━━ Data provided ━━
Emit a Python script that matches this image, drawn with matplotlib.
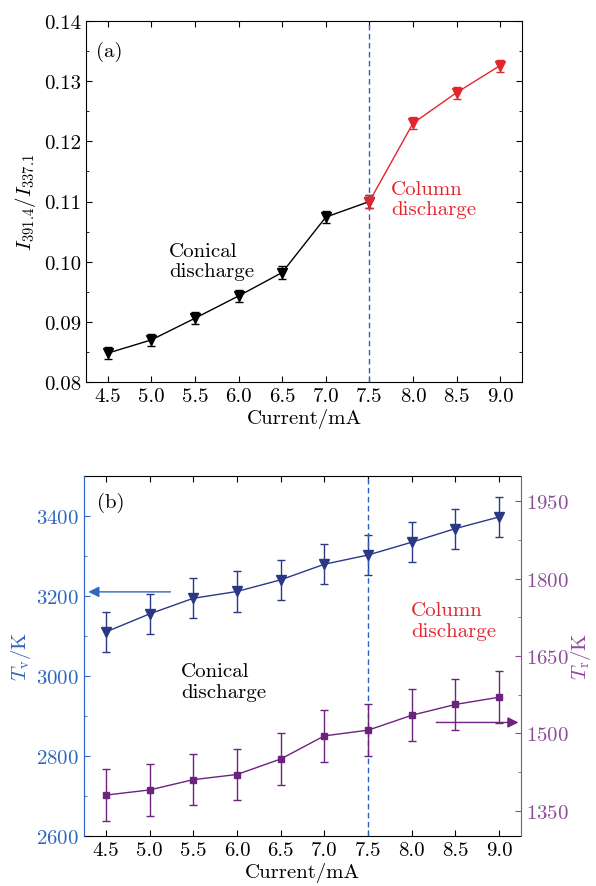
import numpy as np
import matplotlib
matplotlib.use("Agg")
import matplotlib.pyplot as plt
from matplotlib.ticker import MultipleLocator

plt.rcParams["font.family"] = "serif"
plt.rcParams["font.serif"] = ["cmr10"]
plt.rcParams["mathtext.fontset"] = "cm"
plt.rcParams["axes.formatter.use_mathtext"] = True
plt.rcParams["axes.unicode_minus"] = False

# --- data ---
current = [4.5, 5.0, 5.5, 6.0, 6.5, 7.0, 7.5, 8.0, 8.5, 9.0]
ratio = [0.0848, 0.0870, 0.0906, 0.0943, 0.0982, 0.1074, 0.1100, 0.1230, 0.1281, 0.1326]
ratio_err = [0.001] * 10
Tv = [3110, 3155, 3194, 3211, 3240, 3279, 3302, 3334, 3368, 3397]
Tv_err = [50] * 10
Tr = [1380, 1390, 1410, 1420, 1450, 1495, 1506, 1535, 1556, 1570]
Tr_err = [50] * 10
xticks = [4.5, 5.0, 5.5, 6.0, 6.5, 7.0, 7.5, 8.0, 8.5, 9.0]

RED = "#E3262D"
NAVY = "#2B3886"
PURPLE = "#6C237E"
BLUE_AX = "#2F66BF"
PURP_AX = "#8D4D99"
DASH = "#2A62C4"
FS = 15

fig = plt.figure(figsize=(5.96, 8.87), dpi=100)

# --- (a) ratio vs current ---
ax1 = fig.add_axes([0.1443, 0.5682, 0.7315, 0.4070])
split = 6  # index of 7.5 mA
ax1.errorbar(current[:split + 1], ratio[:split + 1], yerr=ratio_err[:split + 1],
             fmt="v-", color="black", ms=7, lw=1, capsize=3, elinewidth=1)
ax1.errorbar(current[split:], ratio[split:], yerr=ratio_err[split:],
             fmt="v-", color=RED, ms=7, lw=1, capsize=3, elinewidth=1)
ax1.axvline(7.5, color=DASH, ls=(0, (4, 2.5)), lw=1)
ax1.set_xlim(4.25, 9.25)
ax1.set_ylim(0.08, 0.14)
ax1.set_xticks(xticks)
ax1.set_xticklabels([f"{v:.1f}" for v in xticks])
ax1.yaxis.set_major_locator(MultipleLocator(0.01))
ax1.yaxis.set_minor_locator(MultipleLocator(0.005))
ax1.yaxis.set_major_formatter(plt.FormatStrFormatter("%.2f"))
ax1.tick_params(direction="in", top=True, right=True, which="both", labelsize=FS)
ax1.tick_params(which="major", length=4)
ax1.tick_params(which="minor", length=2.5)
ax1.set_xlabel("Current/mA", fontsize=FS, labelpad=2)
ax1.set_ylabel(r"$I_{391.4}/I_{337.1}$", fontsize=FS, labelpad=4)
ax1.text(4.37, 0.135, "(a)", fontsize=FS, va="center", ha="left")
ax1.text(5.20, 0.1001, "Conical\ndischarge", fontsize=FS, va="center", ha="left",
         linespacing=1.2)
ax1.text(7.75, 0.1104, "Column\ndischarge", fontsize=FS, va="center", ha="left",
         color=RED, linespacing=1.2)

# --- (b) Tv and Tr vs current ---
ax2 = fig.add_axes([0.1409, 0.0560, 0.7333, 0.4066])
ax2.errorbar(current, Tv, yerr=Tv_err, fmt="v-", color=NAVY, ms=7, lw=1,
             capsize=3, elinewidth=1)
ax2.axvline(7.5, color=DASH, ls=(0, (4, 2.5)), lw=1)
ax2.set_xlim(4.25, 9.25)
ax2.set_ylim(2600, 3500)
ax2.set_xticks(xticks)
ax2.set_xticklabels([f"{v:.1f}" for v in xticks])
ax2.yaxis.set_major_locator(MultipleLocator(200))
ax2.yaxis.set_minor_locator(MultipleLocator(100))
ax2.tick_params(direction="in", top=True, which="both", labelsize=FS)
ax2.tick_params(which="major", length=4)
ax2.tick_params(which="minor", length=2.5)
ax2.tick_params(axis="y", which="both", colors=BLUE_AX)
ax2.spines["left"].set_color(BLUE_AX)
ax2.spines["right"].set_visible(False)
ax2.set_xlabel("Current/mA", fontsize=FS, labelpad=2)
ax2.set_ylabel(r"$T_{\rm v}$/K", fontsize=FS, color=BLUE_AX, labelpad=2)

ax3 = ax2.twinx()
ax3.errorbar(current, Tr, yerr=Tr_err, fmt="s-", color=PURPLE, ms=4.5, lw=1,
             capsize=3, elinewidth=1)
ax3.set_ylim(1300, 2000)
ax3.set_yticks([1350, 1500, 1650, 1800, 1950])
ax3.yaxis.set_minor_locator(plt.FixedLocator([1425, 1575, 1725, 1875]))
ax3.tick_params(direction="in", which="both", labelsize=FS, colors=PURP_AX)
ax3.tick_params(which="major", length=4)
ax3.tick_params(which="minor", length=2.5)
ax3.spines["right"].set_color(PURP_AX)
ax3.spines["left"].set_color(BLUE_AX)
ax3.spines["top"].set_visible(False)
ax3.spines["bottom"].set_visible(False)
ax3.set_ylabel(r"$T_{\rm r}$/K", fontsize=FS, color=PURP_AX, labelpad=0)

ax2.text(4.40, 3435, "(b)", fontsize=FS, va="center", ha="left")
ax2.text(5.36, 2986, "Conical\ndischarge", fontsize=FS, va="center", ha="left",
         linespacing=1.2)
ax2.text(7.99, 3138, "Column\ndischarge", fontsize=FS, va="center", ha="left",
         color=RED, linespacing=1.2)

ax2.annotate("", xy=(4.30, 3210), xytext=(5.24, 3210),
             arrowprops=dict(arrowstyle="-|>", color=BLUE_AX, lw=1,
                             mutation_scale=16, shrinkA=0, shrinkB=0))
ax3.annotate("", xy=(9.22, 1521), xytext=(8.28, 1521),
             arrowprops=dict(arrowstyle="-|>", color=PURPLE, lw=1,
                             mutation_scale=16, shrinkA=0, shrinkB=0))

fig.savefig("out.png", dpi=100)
━━━
Task instructions =
Begin at the top of the material above and output each line exactly, stopping after the line that holds "fig = plt.figure(figsize=(5.96, 8.87), dpi=100)". Leave out pictures.

Correct output =
Emit a Python script that matches this image, drawn with matplotlib.
import numpy as np
import matplotlib
matplotlib.use("Agg")
import matplotlib.pyplot as plt
from matplotlib.ticker import MultipleLocator

plt.rcParams["font.family"] = "serif"
plt.rcParams["font.serif"] = ["cmr10"]
plt.rcParams["mathtext.fontset"] = "cm"
plt.rcParams["axes.formatter.use_mathtext"] = True
plt.rcParams["axes.unicode_minus"] = False

# --- data ---
current = [4.5, 5.0, 5.5, 6.0, 6.5, 7.0, 7.5, 8.0, 8.5, 9.0]
ratio = [0.0848, 0.0870, 0.0906, 0.0943, 0.0982, 0.1074, 0.1100, 0.1230, 0.1281, 0.1326]
ratio_err = [0.001] * 10
Tv = [3110, 3155, 3194, 3211, 3240, 3279, 3302, 3334, 3368, 3397]
Tv_err = [50] * 10
Tr = [1380, 1390, 1410, 1420, 1450, 1495, 1506, 1535, 1556, 1570]
Tr_err = [50] * 10
xticks = [4.5, 5.0, 5.5, 6.0, 6.5, 7.0, 7.5, 8.0, 8.5, 9.0]

RED = "#E3262D"
NAVY = "#2B3886"
PURPLE = "#6C237E"
BLUE_AX = "#2F66BF"
PURP_AX = "#8D4D99"
DASH = "#2A62C4"
FS = 15

fig = plt.figure(figsize=(5.96, 8.87), dpi=100)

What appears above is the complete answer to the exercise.